‘ ’t Is toch godgeklaagd,’ zou m’n moeder zeggen als ze de temperatuur en de zeikende regen op deze donderdag in mei nog in het ondermaanse mee zou moeten maken. In die stemming stapte ik het natte gras in, vanochtend, om toch maar een wandeling te maken. Ik hield het binnen niet uit, zo treurig opgesloten in mijn piekerhoofd als ik me voelde.
Terwijl ik de capuchon van mijn gewatteerde winterjas op doe, kwaad en teleurgesteld dat ik die weer uit de kast heb moeten trekken, valt mijn oog op een boterbloem. Glanzend geel staat zij daar te wuiven in het frisse groen. Hoe mooi, hoe onverstoorbaar. En ik besef stante pede wat een valkuil het is om te klagen dat het te koud is, te nat, te dit of te dat. Hoezeer houdt vergelijken ons af van het nu, van Dat Wat Is. Het weer Is. Slachtoffer maak ik mezelf ervan als ik er energie in steek dat het anders moet zijn. Hoe hardnekkig toch is dat mopperen, zeiken, vergelijken. En niet alleen over het weer. Oh jé nee. Nieuwsgierig loop ik door.
Een eind verderop staat een boom stevig en ruisend te wezen. Ik ga er met mijn rug tegenaan staan en laat me meevoeren op zijn lied. Mijn moeheid verzacht, de vogels om me heen geven een jubelend concert.
Ik zie de rivier, een boot, de wolken, de ganzen. De rivier stroomt, de boot vaart, de wolk wolkt, de gans gakt en ganst… Wat is het toch gecompliceerd om mens te zijn, besef ik. Hoe bouwen en sjouwen we toch om tot onze vorm te komen, onze bestemming, om samen te vallen met wie we zijn. Kijk ons toch eens denken en dwalen. En zie nou zo’n wolk. Hij vormt zich waar ik bij sta, waaiert veranderend uit en laat zijn vorm los, opgaand in zijn omgeving. Dan wij. Jaren doen we erover om van de ene fase in de andere te raken, ons te ontvouwen, los te laten, ‘Was ik maar een wolk,’ verlang ik, ‘een boot, een boterbloem’… Weemoedig wandel ik verder.

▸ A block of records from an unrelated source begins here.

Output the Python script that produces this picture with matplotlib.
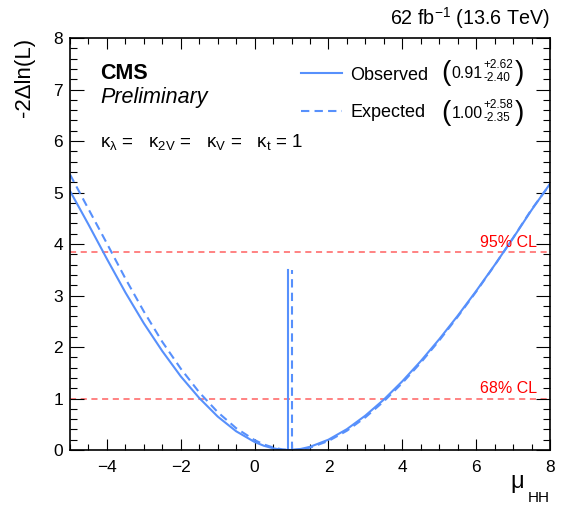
import matplotlib
matplotlib.use("Agg")
import matplotlib.pyplot as plt
from matplotlib.ticker import MultipleLocator

plt.rcParams['font.family'] = ['Liberation Sans', 'DejaVu Sans']
plt.rcParams['mathtext.fontset'] = 'custom'
plt.rcParams['mathtext.rm'] = 'Liberation Sans'
plt.rcParams['mathtext.it'] = 'Liberation Sans:italic'
plt.rcParams['mathtext.bf'] = 'Liberation Sans:bold'
plt.rcParams['mathtext.default'] = 'regular'

# likelihood scan
mu_obs = [-5.0, -4.5, -4.0, -3.5, -3.0, -2.5, -2.0, -1.5, -1.0, -0.5, 0.0, 0.25, 0.5, 0.75, 0.91,
          1.0, 1.25, 1.5, 2.0, 2.5, 3.0, 3.5, 4.0, 4.5, 5.0, 5.5, 6.0, 6.5, 7.0, 7.5, 8.0]
nll_obs = [5.03, 4.38, 3.71, 3.06, 2.46, 1.92, 1.43, 1.01, 0.65, 0.364, 0.156, 0.083, 0.033, 0.005, 0.0,
           0.0015, 0.021, 0.062, 0.201, 0.406, 0.669, 0.98, 1.335, 1.727, 2.152, 2.607, 3.088, 3.592, 4.116, 4.66, 5.17]

mu_exp = [-5.0, -4.5, -4.0, -3.5, -3.0, -2.5, -2.0, -1.5, -1.0, -0.5, 0.0, 0.25, 0.5, 0.75, 1.0,
          1.25, 1.5, 2.0, 2.5, 3.0, 3.5, 4.0, 4.5, 5.0, 5.5, 6.0, 6.5, 7.0, 7.5, 8.0]
nll_exp = [5.35, 4.68, 4.01, 3.33, 2.69, 2.10, 1.58, 1.12, 0.736, 0.424, 0.193, 0.108, 0.050, 0.012, 0.0,
           0.012, 0.046, 0.176, 0.375, 0.635, 0.946, 1.302, 1.697, 2.127, 2.588, 3.075, 3.586, 4.119, 4.672, 5.16]

best_obs = 0.91
best_exp = 1.00
best_height = 3.5
cl_levels = [1.0, 3.84]
cl_names = ["68% CL", "95% CL"]

leg_names = ["Observed", "Expected"]
leg_best = ["0.91", "1.00"]
leg_up = ["+2.62", "+2.58"]
leg_dn = ["-2.40", "-2.35"]

blue = '#5790fc'

fig = plt.figure(figsize=(5.8, 5.19), dpi=100)
ax = fig.add_axes([0.1207, 0.1329, 0.8276, 0.7938])

for lev, name in zip(cl_levels, cl_names):
    ax.axhline(lev, color='#ff6060', lw=1.1, dashes=(4, 3), zorder=1)
    ax.text(7.65, lev + 0.05, name, color='red', fontsize=11.5, ha='right', va='bottom')

l_obs, = ax.plot(mu_obs, nll_obs, color=blue, lw=1.5)
l_exp, = ax.plot(mu_exp, nll_exp, color=blue, lw=1.5, dashes=(4, 2.5))
ax.plot([best_obs, best_obs], [0, best_height], color=blue, lw=1.5)
ax.plot([best_exp, best_exp], [0, best_height], color=blue, lw=1.5, dashes=(4, 2.5))

ax.set_xlim(-5, 8)
ax.set_ylim(0, 8)
ax.xaxis.set_major_locator(MultipleLocator(2))
ax.xaxis.set_minor_locator(MultipleLocator(0.5))
ax.yaxis.set_major_locator(MultipleLocator(1))
ax.yaxis.set_minor_locator(MultipleLocator(0.2))
ax.tick_params(which='both', direction='in', top=True, right=True, labelsize=12.5, width=0.8)
ax.tick_params(axis='x', which='major', length=8, pad=7)
ax.tick_params(axis='x', which='minor', length=4)
ax.tick_params(axis='y', which='major', length=10, pad=5)
ax.tick_params(axis='y', which='minor', length=5)
for s in ax.spines.values():
    s.set_linewidth(1.2)

# axis titles
ax.set_ylabel('-2\u0394ln(L)', fontsize=16, loc='top', labelpad=13)
ax.text(0.946, -0.092, '\u03bc', transform=ax.transAxes, fontsize=17, ha='right', va='baseline')
ax.text(1.0, -0.126, 'HH', transform=ax.transAxes, fontsize=11, ha='right', va='baseline')

ax.text(1.0, 1.017, r'62 fb$^{-1}$ (13.6 TeV)', transform=ax.transAxes,
        ha='right', va='bottom', fontsize=14.2)
ax.text(0.0625, 0.915, 'CMS', transform=ax.transAxes, fontsize=15.5, fontweight='bold', va='center')
ax.text(0.0625, 0.855, 'Preliminary', transform=ax.transAxes, fontsize=15.5, style='italic', va='center')
ax.text(0.0625, 0.748, r'$\kappa_{\lambda}$ =   $\kappa_{2V}$ =   $\kappa_{V}$ =   $\kappa_{t}$ = 1',
        transform=ax.transAxes, fontsize=13.5, va='center')

# legend: line samples + names, then the best-fit values in big brackets
ax.legend([l_obs, l_exp], leg_names,
          loc='center left', bbox_to_anchor=(0.462, 0.864), frameon=False,
          fontsize=13, handlelength=2.3, handletextpad=0.45, labelspacing=1.15,
          borderpad=0.0)
row_y = [0.914, 0.817]
for yy, b, up, dn in zip(row_y, leg_best, leg_up, leg_dn):
    ax.text(0.783, yy, '(', transform=ax.transAxes, fontsize=20, ha='center', va='center')
    ax.text(0.795, yy, b, transform=ax.transAxes, fontsize=11.5, ha='left', va='center')
    ax.text(0.862, yy + 0.020, up, transform=ax.transAxes, fontsize=8.5, ha='left', va='center')
    ax.text(0.862, yy - 0.012, dn, transform=ax.transAxes, fontsize=8.5, ha='left', va='center')
    ax.text(0.937, yy, ')', transform=ax.transAxes, fontsize=20, ha='center', va='center')

fig.savefig('out.png', dpi=100)
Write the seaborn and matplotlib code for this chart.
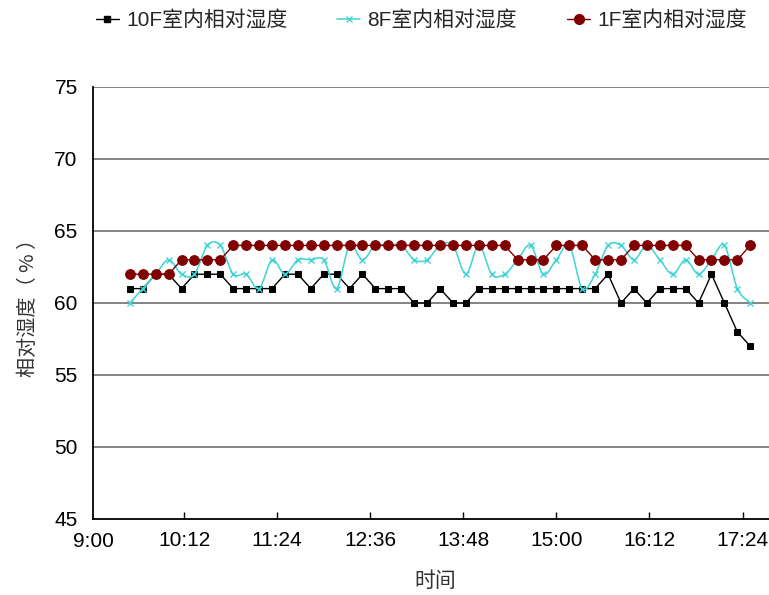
import numpy as np
import pandas as pd
import matplotlib
matplotlib.use("Agg")
import matplotlib.pyplot as plt
import seaborn as sns
from matplotlib.path import Path
from matplotlib.patches import PathPatch
from matplotlib.lines import Line2D

# Sampling times (every 10 minutes)
times = [
    "9:30", "9:40", "9:50", "10:00", "10:10", "10:20", "10:30", "10:40", "10:50",
    "11:00", "11:10", "11:20", "11:30", "11:40", "11:50", "12:00", "12:10", "12:20",
    "12:30", "12:40", "12:50", "13:00", "13:10", "13:20", "13:30", "13:40", "13:50",
    "14:00", "14:10", "14:20", "14:30", "14:40", "14:50", "15:00", "15:10", "15:20",
    "15:30", "15:40", "15:50", "16:00", "16:10", "16:20", "16:30", "16:40", "16:50",
    "17:00", "17:10", "17:20", "17:30",
]

rh_10f = [61, 61, 62, 62, 61, 62, 62, 62, 61, 61, 61, 61, 62, 62, 61, 62, 62,
          61, 62, 61, 61, 61, 60, 60, 61, 60, 60, 61, 61, 61, 61, 61, 61, 61,
          61, 61, 61, 62, 60, 61, 60, 61, 61, 61, 60, 62, 60, 58, 57]
rh_8f = [60, 61, 62, 63, 62, 62, 64, 64, 62, 62, 61, 63, 62, 63, 63, 63, 61,
         64, 63, 64, 64, 64, 63, 63, 64, 64, 62, 64, 62, 62, 63, 64, 62, 63,
         64, 61, 62, 64, 64, 63, 64, 63, 62, 63, 62, 63, 64, 61, 60]
rh_1f = [62, 62, 62, 62, 63, 63, 63, 63, 64, 64, 64, 64, 64, 64, 64, 64, 64,
         64, 64, 64, 64, 64, 64, 64, 64, 64, 64, 64, 64, 64, 63, 63, 63, 64,
         64, 64, 63, 63, 63, 64, 64, 64, 64, 64, 63, 63, 63, 63, 64]

series_names = ["10F室内相对湿度", "8F室内相对湿度", "1F室内相对湿度"]
x_tick_labels = ["9:00", "10:12", "11:24", "12:36", "13:48", "15:00", "16:12", "17:24"]
y_ticks = [45, 50, 55, 60, 65, 70, 75]


def to_minutes(s):
    h, m = s.split(":")
    return int(h) * 60 + int(m)


df = pd.DataFrame({
    "t": [to_minutes(s) for s in times],
    "f10": rh_10f,
    "f8": rh_8f,
    "f1": rh_1f,
})

sns.set_theme(style="white")
plt.rcParams["font.family"] = ["Liberation Sans", "Noto Sans CJK SC", "DejaVu Sans"]

BLACK = "#000000"
CYAN = "#3fd3d6"
DARKRED = "#800000"

fig = plt.figure(figsize=(7.69, 5.95), dpi=100)
ax = fig.add_axes([93 / 769, 1 - 519 / 595, (769 - 93) / 769, (519 - 87) / 595])


def smooth_path(x, y):
    """Cubic Bezier path through the points (Catmull-Rom style smoothing)."""
    pts = np.column_stack([x, y]).astype(float)
    n = len(pts)
    verts = [pts[0]]
    codes = [Path.MOVETO]
    for i in range(n - 1):
        p0 = pts[i - 1] if i > 0 else pts[i]
        p1, p2 = pts[i], pts[i + 1]
        p3 = pts[i + 2] if i + 2 < n else pts[i + 1]
        verts += [p1 + (p2 - p0) / 6, p2 - (p3 - p1) / 6, p2]
        codes += [Path.CURVE4] * 3
    return Path(verts, codes)


# 10F: black line with small squares
sns.lineplot(data=df, x="t", y="f10", ax=ax, color=BLACK, lw=1.0,
             marker="s", markersize=4.2, markeredgecolor=BLACK,
             markerfacecolor=BLACK, zorder=3)

# 8F: smoothed cyan line with x markers
ax.add_patch(PathPatch(smooth_path(df["t"], df["f8"]), facecolor="none",
                       edgecolor=CYAN, lw=1.1, zorder=4))
sns.lineplot(data=df, x="t", y="f8", ax=ax, color=CYAN, lw=0,
             marker="x", markersize=5, markeredgewidth=1.0,
             markeredgecolor=CYAN, zorder=4)

# 1F: dark red line with round markers
sns.lineplot(data=df, x="t", y="f1", ax=ax, color=DARKRED, lw=1.0,
             marker="o", markersize=7, markeredgecolor=DARKRED,
             markerfacecolor=DARKRED, zorder=5)

# axes
x_tick_pos = [to_minutes(s) for s in x_tick_labels]
ax.set_xlim(x_tick_pos[0] + 1.5, x_tick_pos[0] + 1.5 + 523)
ax.set_ylim(y_ticks[0], y_ticks[-1])
ax.set_xticks(x_tick_pos[1:])
ax.set_xticklabels(x_tick_labels[1:])
ax.set_yticks(y_ticks)
ax.set_yticklabels([str(v) for v in y_ticks])
# first tick label sits on the vertical axis
ax.text(0.0, -0.029, x_tick_labels[0], transform=ax.transAxes, ha="center",
        va="top", fontsize=15, color="#000000")

for v in y_ticks[1:]:
    ax.axhline(v, color="#7a7a7a", lw=1.3, zorder=1)

for side in ["top", "right"]:
    ax.spines[side].set_visible(False)
for side in ["left", "bottom"]:
    ax.spines[side].set_color("#000000")
    ax.spines[side].set_linewidth(1.3)

ax.tick_params(axis="x", direction="in", length=5, width=1, color="#000000",
               pad=9, labelsize=15, labelcolor="#000000", bottom=True)
ax.tick_params(axis="y", length=0, pad=11, labelsize=15, labelcolor="#000000")

ax.set_xlabel("时间", fontsize=15, color="#333333",
              fontfamily=["Noto Sans CJK SC", "DejaVu Sans"])
ax.xaxis.set_label_coords(0.507, -0.118)
ax.set_ylabel("相对湿度（ % ）", fontsize=14.5, color="#333333",
              fontfamily=["Noto Sans CJK SC", "DejaVu Sans"])
ax.yaxis.set_label_coords(-0.08, 0.5)

handles = [
    Line2D([], [], color=BLACK, lw=1.0, marker="s", markersize=4.2),
    Line2D([], [], color=CYAN, lw=1.1, marker="x", markersize=5),
    Line2D([], [], color=DARKRED, lw=1.0, marker="o", markersize=7),
]
fig.legend(handles, series_names, loc="center", bbox_to_anchor=(0.548, 0.966),
           ncol=3, frameon=False, fontsize=15, handlelength=1.1,
           handletextpad=0.35, columnspacing=2.4)

fig.savefig("out.png", dpi=100, facecolor="white")
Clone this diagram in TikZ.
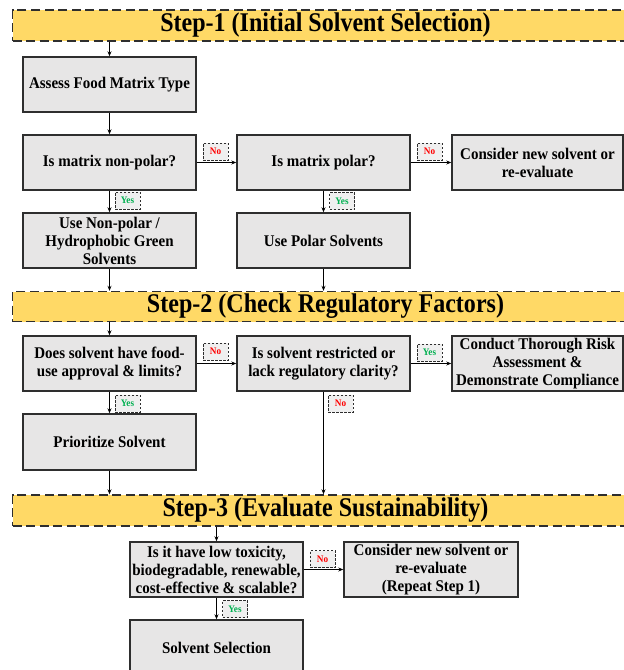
\documentclass[tikz,border=0pt]{standalone}
\usepackage{fontspec}
\setmainfont{Liberation Serif}
\newfontfamily\boxfont[FakeStretch=0.92]{Liberation Serif}
\newfontfamily\bannerfont[FakeStretch=0.89]{Liberation Serif}
\usetikzlibrary{arrows.meta}
\definecolor{bannerfill}{HTML}{FFD966}
\definecolor{boxfill}{HTML}{E7E6E6}
\definecolor{tagfill}{HTML}{EFEFEF}
\definecolor{edge}{HTML}{2E2E2E}
\definecolor{nored}{HTML}{FF0000}
\definecolor{yesgreen}{HTML}{00B050}
\begin{document}
\begin{tikzpicture}[x=1pt,y=-1pt,
  banner/.style={draw=edge, line width=1.4pt, dash pattern=on 9pt off 4.5pt, fill=bannerfill, minimum width=626pt, minimum height=31pt, inner sep=0pt, font=\bannerfont\fontsize{27}{30}\selectfont\bfseries},
  box/.style={draw=edge, line width=1.4pt, fill=boxfill, minimum width=173pt, minimum height=55pt, inner sep=0pt, align=center, font=\boxfont\fontsize{16.3}{18}\selectfont\bfseries},
  tag/.style={draw=edge, line width=0.9pt, dash pattern=on 2.5pt off 1.5pt, fill=tagfill, minimum width=25pt, minimum height=17pt, inner sep=0pt, font=\boxfont\fontsize{10}{11}\selectfont\bfseries},
  notag/.style={tag, text=nored},
  yestag/.style={tag, text=yesgreen},
  arr/.style={draw=black, line width=0.9pt, -{Stealth[length=5pt,width=4pt]}},
]
\clip (0,0) rectangle (624,670);
\fill[white] (0,0) rectangle (624,670);

% banners
\node[banner] (s1) at (325.5,25.5) {Step-1 (Initial Solvent Selection)};
\node[banner, minimum height=30pt] (s2) at (325.5,306.5) {Step-2 (Check Regulatory Factors)};
\node[banner] (s3) at (325.5,510.5) {Step-3 (Evaluate Sustainability)};

% step 1
\node[box] (assess) at (109.5,84.5) {Assess Food Matrix Type};
\node[box] (q1) at (109.5,162.5) {Is matrix non-polar?};
\node[box] (q2) at (323.5,162.5) {Is matrix polar?};
\node[box, minimum width=171pt] (c1) at (537.5,162.5) {Consider new solvent or\\re-evaluate};
\node[box] (usenp) at (109.5,240.5) {Use Non-polar /\\Hydrophobic Green\\Solvents};
\node[box] (usep) at (323.5,240.5) {Use Polar Solvents};

% step 2
\node[box] (food) at (109.5,363.5) {Does solvent have food-\\use approval \& limits?};
\node[box] (restr) at (323.5,363.5) {Is solvent restricted or\\lack regulatory clarity?};
\node[box, minimum width=171pt] (risk) at (537.5,363.5) {Conduct Thorough Risk\\Assessment \&\\Demonstrate Compliance};
\node[box, minimum height=56pt] (prio) at (109.5,442) {Prioritize Solvent};

% step 3
\node[box] (sust) at (216.5,569.5) {Is it have low toxicity,\\biodegradable, renewable,\\cost-effective \& scalable?};
\node[box, minimum width=174pt] (c2) at (431,569.5) {Consider new solvent or\\re-evaluate\\(Repeat Step 1)};
\node[box, minimum height=56pt] (sel) at (216.5,648) {Solvent Selection};

% tags
\node[notag] (n1) at (215.5,151.5) {No};
\node[notag] (n2) at (429.5,151.5) {No};
\node[yestag] (y1) at (127.5,200.5) {Yes};
\node[yestag] (y2) at (342,201) {Yes};
\node[notag] (n3) at (215.5,351.5) {No};
\node[yestag] (y3) at (429.5,352.5) {Yes};
\node[yestag] (y4) at (127.5,403.5) {Yes};
\node[notag] (n4) at (340.5,403.5) {No};
\node[notag] (n5) at (322.5,559) {No};
\node[yestag] (y5) at (235,609) {Yes};

% connectors
\draw[arr] (assess.north |- s1.south) -- (assess.north);
\draw[arr] (assess) -- (q1);
\draw[arr] (q1) -- (q2);
\draw[arr] (q2) -- (c1);
\draw[arr] (q1) -- (usenp);
\draw[arr] (q2) -- (usep);
\draw[arr] (usenp.south) -- (usenp.south |- s2.north);
\draw[arr] (usep.south) -- (usep.south |- s2.north);
\draw[arr] (food.north |- s2.south) -- (food.north);
\draw[arr] (food) -- (restr);
\draw[arr] (restr) -- (risk);
\draw[arr] (food) -- (prio);
\draw[arr] (prio.south) -- (prio.south |- s3.north);
\draw[arr] (restr.south) -- (restr.south |- s3.north);
\draw[arr] (sust.north |- s3.south) -- (sust.north);
\draw[arr] (sust) -- (c2);
\draw[arr] (sust) -- (sel);
\end{tikzpicture}
\end{document}
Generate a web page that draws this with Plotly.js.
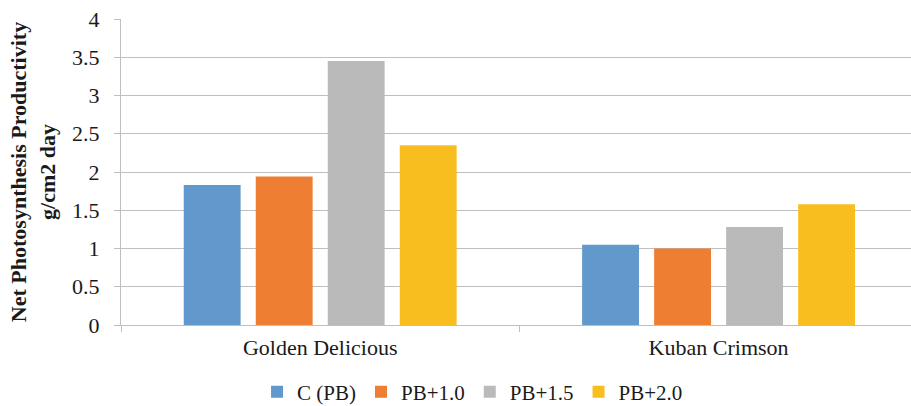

Het geklets van de ganzen trekt mijn aandacht. Wat vertellen ze? Letterlijk versta ik ze vandaag niet, maar ze herinneren mij wel aan de boodschap die ze me eerder gaven: ’Wij komen altijd aan op onze bestemming. Hoe ver we ook reizen, hoe lang ook onderweg, we komen er.’ Getroost stap ik voort. ‘Ha majesteit,’ ontvalt me als ik een populier passeer. Langs haar stam omhoog kijkend tintelen alle blaadjes me als groet tegemoet. Even later schiet ik in de lach om mezelf, want voor ik het weet heb ik het ruwharige rund dat me aanstaart begroet met ‘Hi, koe.’
Fluitenkruid, smeerwortel, dovenetel. Als kind was ik er één mee, vertrouwd; zon, groen, mama. Als puber kocht ik een Prisma om de veldbloemen langs de Dieskant te leren kennen. Benoemd, geduid, afgescheiden.
Pas nu vind ik, met vallen en opstaan, aan de oevers van Waal of Bisonbaai, op de Azoren of in mijn achtertuin, mijn weg terug naar het
een-zijn met het bezielde. Aho Mitakuye Oyasin, zoals het gebed van eenheid en harmonie met alle levensvormen van de Latoka-Sioux indianen begint, Gegroet, Al mijn relaties.
‘Ik sta hier in de wind,’ fluistert de koekoeksbloem me parmantig toe. Ze straalt.